PROBLEM REQUIREMENTS – Will you repeat only the lines from the one with "Emit a component" through the one with "const angles: number[]", both included, leaving every picture out?

[Begin SUPPLIED DATA]

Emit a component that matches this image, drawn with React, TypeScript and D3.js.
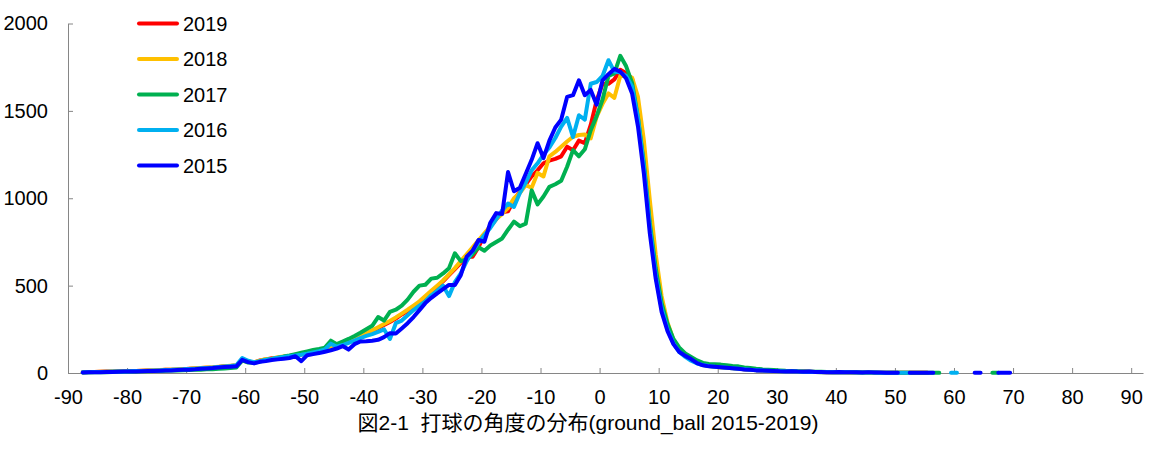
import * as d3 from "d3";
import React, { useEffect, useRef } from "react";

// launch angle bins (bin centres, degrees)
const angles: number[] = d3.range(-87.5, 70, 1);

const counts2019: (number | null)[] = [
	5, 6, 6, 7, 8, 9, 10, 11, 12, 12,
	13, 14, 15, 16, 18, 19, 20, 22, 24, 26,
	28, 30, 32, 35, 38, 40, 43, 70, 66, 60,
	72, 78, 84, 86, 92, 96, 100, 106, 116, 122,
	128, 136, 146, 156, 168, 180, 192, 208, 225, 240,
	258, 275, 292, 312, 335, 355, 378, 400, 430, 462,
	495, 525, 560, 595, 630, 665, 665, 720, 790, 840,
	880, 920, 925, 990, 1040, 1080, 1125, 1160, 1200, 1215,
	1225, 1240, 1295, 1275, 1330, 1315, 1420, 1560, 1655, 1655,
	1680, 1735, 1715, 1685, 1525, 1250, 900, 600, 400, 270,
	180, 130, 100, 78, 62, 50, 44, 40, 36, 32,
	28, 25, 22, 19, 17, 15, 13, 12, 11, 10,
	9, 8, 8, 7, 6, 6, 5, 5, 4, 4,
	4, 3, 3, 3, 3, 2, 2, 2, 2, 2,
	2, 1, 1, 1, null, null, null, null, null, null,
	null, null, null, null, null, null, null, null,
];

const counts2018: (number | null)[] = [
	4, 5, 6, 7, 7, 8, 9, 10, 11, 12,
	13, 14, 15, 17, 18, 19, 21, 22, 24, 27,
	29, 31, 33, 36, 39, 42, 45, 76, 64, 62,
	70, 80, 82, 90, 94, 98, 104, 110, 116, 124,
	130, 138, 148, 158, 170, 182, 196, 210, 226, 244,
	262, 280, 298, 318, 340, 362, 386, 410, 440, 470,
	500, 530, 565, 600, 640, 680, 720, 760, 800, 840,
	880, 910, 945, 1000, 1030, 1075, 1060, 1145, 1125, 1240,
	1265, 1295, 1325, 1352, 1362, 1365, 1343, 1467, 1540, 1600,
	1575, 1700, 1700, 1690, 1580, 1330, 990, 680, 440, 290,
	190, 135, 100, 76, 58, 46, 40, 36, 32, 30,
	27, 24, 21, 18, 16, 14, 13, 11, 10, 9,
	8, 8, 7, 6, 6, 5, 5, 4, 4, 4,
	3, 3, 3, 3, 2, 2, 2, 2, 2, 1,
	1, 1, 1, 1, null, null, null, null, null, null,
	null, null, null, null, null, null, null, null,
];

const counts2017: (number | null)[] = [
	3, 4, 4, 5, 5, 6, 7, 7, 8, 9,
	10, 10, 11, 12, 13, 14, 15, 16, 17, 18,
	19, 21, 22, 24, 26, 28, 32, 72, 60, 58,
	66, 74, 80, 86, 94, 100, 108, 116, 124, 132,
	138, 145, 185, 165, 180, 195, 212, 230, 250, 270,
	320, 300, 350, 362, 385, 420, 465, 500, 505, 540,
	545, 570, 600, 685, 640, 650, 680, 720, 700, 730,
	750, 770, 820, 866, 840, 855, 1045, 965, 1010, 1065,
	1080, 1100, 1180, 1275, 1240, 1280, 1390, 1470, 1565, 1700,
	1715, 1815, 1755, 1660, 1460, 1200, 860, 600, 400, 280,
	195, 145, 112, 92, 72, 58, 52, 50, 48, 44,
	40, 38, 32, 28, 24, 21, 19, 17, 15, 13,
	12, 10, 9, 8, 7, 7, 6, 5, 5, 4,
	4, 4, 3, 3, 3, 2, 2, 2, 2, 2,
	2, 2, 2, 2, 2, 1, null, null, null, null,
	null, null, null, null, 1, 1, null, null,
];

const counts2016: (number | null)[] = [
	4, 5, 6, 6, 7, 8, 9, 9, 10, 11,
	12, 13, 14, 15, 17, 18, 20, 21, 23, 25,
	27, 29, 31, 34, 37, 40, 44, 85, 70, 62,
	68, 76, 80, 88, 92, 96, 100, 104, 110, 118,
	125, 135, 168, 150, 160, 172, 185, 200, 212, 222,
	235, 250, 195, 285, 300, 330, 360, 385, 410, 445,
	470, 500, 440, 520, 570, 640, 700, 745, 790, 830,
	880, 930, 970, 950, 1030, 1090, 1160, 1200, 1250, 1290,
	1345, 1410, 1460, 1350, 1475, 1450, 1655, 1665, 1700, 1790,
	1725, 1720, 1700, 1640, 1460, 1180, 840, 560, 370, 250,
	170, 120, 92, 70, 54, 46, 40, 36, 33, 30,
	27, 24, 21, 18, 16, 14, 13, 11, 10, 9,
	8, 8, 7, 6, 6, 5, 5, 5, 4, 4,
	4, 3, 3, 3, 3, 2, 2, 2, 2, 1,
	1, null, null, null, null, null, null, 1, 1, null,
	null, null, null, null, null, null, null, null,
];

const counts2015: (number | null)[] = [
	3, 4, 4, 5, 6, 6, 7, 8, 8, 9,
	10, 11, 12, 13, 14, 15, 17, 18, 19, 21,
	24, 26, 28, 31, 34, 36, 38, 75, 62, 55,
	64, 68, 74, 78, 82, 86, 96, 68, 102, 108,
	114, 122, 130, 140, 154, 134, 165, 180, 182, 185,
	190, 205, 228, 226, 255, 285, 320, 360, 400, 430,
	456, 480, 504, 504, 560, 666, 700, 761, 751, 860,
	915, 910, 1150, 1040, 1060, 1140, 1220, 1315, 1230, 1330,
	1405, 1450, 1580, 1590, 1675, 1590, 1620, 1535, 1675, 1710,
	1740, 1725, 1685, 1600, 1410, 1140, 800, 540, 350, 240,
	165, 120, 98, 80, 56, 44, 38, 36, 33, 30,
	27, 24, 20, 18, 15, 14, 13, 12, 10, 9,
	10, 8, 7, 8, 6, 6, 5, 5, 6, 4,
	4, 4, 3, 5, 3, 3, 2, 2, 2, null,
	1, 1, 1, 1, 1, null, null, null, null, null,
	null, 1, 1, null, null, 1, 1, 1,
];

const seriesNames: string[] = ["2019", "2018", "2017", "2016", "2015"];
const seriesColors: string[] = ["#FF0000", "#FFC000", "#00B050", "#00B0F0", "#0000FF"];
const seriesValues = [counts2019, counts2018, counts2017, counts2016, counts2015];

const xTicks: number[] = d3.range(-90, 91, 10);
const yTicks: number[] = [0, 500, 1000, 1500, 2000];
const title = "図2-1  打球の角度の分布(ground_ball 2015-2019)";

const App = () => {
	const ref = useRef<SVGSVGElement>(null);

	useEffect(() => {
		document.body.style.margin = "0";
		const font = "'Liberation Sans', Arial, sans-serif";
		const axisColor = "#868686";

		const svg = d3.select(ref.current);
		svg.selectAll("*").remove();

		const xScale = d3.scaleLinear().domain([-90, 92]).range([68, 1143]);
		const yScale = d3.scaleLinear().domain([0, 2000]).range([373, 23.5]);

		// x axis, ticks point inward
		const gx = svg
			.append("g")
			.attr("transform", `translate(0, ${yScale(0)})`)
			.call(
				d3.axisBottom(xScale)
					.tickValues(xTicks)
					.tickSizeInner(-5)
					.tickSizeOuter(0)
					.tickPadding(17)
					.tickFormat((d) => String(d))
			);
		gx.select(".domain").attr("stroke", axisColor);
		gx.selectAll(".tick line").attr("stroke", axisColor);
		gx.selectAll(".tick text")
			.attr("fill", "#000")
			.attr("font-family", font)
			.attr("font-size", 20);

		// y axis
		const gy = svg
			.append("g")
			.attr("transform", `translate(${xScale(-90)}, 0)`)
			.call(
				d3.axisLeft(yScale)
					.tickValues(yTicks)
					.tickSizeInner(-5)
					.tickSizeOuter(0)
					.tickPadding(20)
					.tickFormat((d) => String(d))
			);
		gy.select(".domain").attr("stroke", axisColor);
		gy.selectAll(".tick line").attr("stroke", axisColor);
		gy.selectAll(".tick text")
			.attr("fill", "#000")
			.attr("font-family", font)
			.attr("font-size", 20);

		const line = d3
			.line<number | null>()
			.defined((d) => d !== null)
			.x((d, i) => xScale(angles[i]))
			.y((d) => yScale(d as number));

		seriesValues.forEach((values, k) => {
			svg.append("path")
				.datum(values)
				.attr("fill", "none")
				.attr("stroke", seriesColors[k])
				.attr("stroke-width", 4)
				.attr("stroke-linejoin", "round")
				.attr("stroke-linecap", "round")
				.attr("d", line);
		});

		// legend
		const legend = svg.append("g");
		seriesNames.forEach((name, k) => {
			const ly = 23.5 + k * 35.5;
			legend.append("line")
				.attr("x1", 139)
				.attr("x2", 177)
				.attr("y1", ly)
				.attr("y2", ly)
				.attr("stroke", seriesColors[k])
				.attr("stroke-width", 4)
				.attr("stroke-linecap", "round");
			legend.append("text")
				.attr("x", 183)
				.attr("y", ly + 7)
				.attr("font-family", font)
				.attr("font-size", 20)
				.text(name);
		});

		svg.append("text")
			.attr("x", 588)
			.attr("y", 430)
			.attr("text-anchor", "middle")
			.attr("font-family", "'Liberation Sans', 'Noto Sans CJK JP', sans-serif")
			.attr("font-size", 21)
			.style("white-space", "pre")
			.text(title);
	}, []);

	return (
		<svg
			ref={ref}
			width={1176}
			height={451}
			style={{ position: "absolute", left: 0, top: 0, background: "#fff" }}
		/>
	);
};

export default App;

[End SUPPLIED DATA]
[Begin SUPPLIED DATA]

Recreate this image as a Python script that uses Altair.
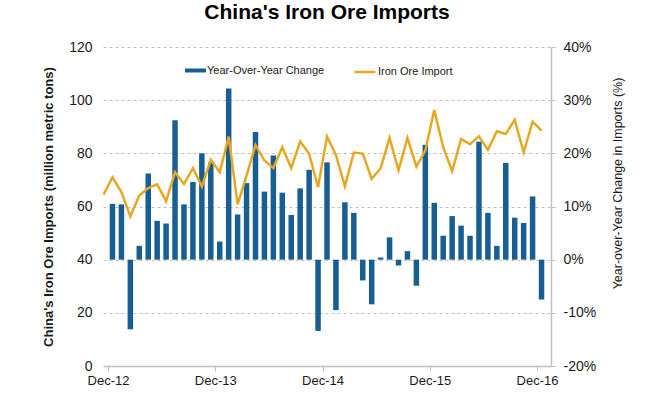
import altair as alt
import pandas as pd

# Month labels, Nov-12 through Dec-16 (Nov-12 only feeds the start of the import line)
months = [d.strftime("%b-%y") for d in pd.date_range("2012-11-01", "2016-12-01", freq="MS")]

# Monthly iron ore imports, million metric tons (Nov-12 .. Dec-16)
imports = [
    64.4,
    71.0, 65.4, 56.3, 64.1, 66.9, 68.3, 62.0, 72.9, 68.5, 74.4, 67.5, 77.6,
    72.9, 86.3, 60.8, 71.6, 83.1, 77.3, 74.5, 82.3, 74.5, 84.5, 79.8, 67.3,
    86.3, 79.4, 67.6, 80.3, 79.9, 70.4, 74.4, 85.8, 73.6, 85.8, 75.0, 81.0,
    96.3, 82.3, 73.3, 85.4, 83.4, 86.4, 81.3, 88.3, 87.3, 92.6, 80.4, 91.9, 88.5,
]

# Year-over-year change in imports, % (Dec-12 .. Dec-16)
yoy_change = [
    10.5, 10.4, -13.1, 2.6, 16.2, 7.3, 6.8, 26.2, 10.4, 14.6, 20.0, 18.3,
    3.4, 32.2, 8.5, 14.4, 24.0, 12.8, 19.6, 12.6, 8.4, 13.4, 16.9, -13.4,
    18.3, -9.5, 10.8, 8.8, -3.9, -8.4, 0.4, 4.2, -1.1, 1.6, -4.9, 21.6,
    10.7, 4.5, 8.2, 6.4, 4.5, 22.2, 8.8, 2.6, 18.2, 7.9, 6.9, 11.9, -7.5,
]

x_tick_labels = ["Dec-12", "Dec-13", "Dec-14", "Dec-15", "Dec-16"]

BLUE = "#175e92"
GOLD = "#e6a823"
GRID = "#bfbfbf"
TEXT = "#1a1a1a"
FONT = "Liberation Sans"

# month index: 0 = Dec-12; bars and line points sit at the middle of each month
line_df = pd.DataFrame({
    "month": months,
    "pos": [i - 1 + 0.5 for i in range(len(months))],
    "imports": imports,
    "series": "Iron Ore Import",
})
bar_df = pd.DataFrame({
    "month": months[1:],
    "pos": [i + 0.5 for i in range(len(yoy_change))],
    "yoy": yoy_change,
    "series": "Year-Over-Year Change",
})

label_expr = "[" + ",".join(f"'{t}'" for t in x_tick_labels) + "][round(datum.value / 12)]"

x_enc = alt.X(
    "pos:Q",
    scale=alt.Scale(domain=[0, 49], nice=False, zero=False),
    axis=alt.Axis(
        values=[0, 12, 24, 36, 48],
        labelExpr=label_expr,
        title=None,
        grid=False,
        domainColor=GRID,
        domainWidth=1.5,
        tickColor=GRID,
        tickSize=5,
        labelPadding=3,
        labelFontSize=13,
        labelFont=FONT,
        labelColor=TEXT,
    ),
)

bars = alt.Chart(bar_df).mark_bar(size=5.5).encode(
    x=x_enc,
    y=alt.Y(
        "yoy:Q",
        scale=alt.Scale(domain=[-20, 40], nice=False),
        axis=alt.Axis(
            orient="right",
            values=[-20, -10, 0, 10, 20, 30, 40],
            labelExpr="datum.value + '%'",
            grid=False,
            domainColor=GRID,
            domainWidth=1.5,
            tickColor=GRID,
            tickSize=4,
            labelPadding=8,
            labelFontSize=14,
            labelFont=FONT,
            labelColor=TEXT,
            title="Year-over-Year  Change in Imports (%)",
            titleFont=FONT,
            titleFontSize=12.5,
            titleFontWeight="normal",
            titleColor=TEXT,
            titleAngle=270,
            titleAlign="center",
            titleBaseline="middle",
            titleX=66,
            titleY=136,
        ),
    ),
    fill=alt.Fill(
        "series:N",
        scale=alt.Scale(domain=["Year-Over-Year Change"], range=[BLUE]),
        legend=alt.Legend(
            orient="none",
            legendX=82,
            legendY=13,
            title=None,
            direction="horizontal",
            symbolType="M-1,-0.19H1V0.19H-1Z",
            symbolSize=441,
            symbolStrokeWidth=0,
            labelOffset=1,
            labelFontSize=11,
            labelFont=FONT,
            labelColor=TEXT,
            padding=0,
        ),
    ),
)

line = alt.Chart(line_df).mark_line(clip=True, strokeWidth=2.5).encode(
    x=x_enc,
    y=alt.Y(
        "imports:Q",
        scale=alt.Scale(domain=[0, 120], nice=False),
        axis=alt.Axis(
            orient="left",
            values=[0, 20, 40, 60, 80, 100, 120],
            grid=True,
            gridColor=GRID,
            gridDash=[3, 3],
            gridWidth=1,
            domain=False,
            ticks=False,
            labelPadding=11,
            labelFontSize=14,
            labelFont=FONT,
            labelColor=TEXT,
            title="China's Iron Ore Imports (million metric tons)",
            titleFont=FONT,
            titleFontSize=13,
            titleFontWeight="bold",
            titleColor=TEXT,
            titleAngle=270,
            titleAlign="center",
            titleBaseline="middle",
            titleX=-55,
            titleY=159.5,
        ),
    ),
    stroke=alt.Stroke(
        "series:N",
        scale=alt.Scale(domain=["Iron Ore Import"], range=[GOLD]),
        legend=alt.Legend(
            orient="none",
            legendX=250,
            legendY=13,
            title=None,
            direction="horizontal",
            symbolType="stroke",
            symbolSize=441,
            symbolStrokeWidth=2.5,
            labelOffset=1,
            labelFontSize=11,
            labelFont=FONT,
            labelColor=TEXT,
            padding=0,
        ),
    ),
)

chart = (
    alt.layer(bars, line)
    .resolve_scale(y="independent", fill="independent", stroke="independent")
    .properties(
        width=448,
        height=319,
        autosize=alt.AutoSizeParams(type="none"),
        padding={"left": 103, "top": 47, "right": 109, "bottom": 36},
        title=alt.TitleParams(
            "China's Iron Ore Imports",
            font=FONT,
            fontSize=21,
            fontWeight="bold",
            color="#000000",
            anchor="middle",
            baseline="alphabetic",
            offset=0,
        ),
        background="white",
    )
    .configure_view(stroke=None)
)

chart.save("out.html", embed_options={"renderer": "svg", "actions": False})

[End SUPPLIED DATA]

TASK OUTPUT –
Emit a component that matches this image, drawn with React, TypeScript and D3.js.
import * as d3 from "d3";
import React, { useEffect, useRef } from "react";

// launch angle bins (bin centres, degrees)
const angles: number[] = d3.range(-87.5, 70, 1);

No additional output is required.